Rep. Mary Hubler today delayed scheduling an exec on a resolution seeking to expel Jeff Wood from the Assembly until after the committee she chairs can first hear from Rep. Steve Nass, who proposed kicking him out.
Nass, R-Whitewater, did not attend today's hearing, instead sending the committee overseeing the expulsion resolution a memo on Tuesday dismissing some of Wood's defenses against being expelled.
Hubler, D-Rice Lake, and Rep. Tony Staskunas, D-West Allis, expressed their disappointment that Nass chose not to show up for the hearing, saying they wanted to ask him questions about his expulsion resolution. Hubler said she wanted to hold another public hearing to take Nass' testimony before scheduling an exec.

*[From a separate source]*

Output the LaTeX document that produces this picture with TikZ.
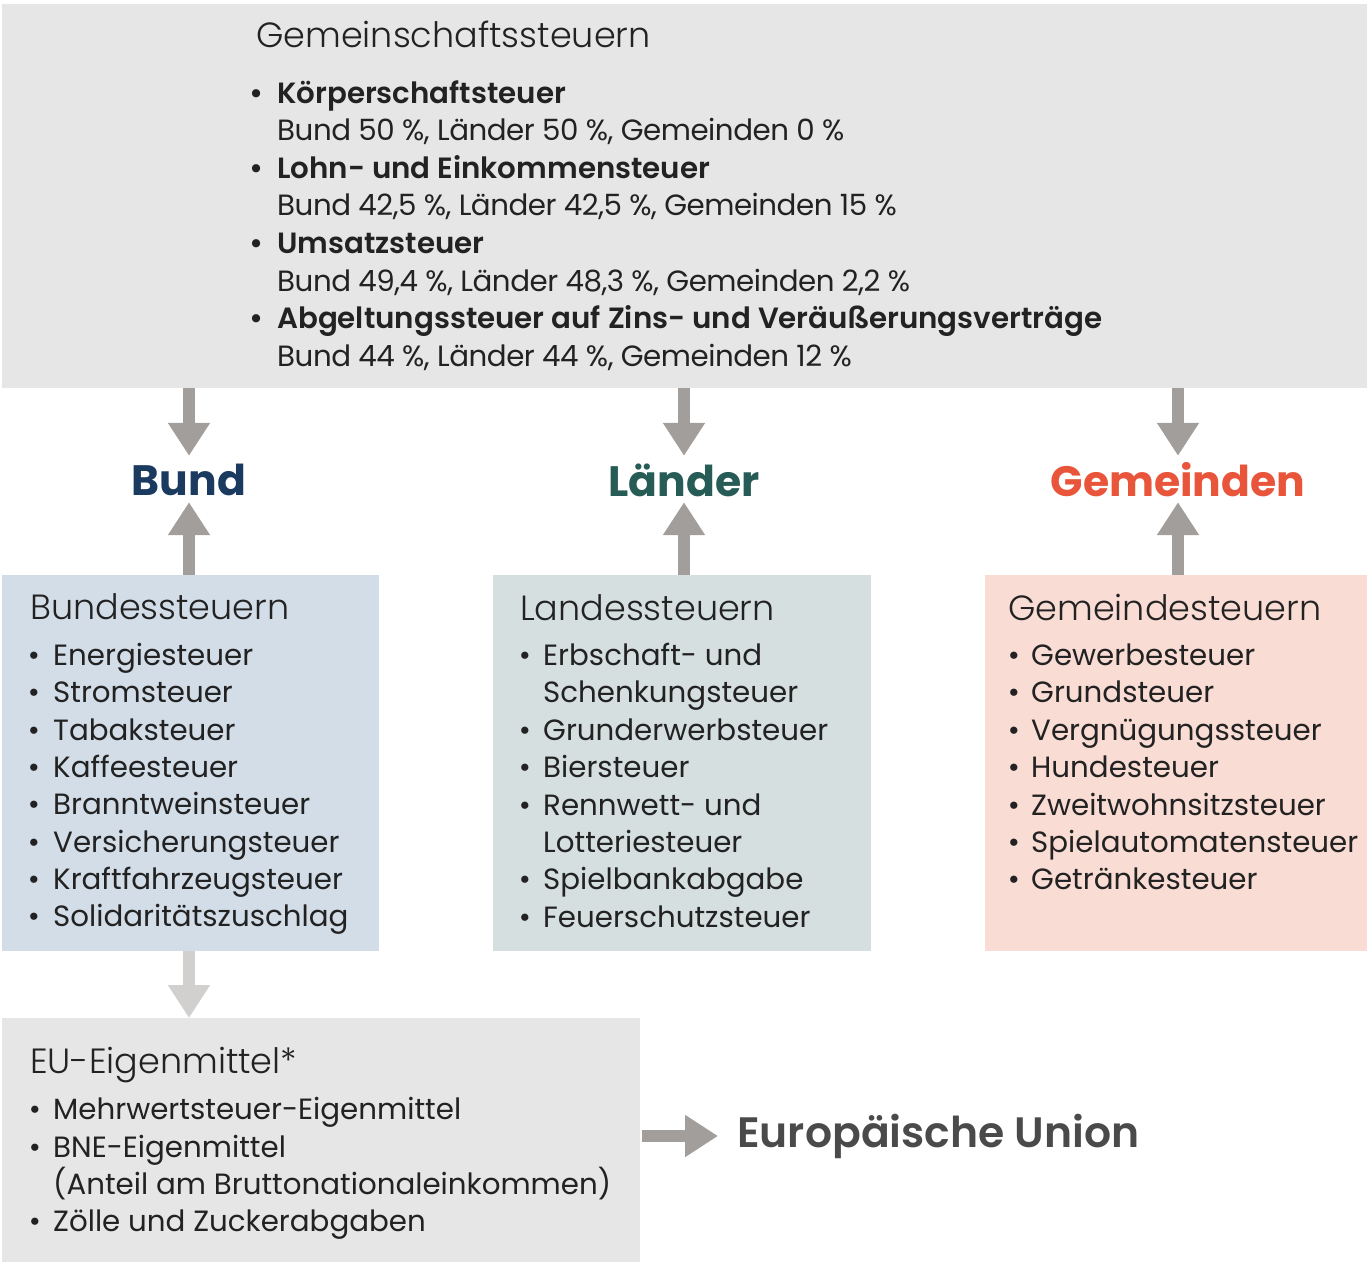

Nass aide Mike Mikalsen attended today's hearing and said afterward that Nass did not show up because of what he called a "circus atmosphere" in which Wood was allowed to cross examine anyone who chose to testify in favor of the expulsion resolution. Assembly rules grant anyone targeted in an expulsion resolution that opportunity, treating the hearing somewhat like a trial.
Mikalsen said cross examination should be limited to the issues in the resolution, noting that Wood has pulled a number of public records about Nass' background and seemed intent on making the hearing about Nass rather than his own actions.
During his testimony, Wood took a swipe at the Whitewater Republican, saying Nass was at one time $12,000 in arrears in child support and then sued his ex-wife to reduce his payments only to "say I haven't lived up to my moral and ethical obligations and doesn't bother to come here."
"I thought that was pretty pathetic," Wood said, never mentioning Nass by name. "I do take my moral and ethical obligations pretty seriously. Through counseling and some changes that I made, my marriage is back probably better than it ever has been. My family is doing pretty well."
Mikalsen said he attack exemplified why Nass chose not to attend the hearing and said Wood was distorting the case. He said Nass sued in part to get custody of his daughter and that the dispute over child support centered around how to count per diems in calculating his support.
Mikalsen complained Dem committee members did not bother to ask any questions about the evidence it had gathered about Wood's conduct, instead focusing on Nass, and declared "this has turned into a partisan process."
GOP committee members also did not ask about the evidence. Rep. Rich Zipperer of Pewaukee was the only Republican to ask a question, asking Wood if he disputed any of the charges in the resolutions pending against him.
"Rep. Nass' background is not in question. Rep. Wood's is," Mikalsen said.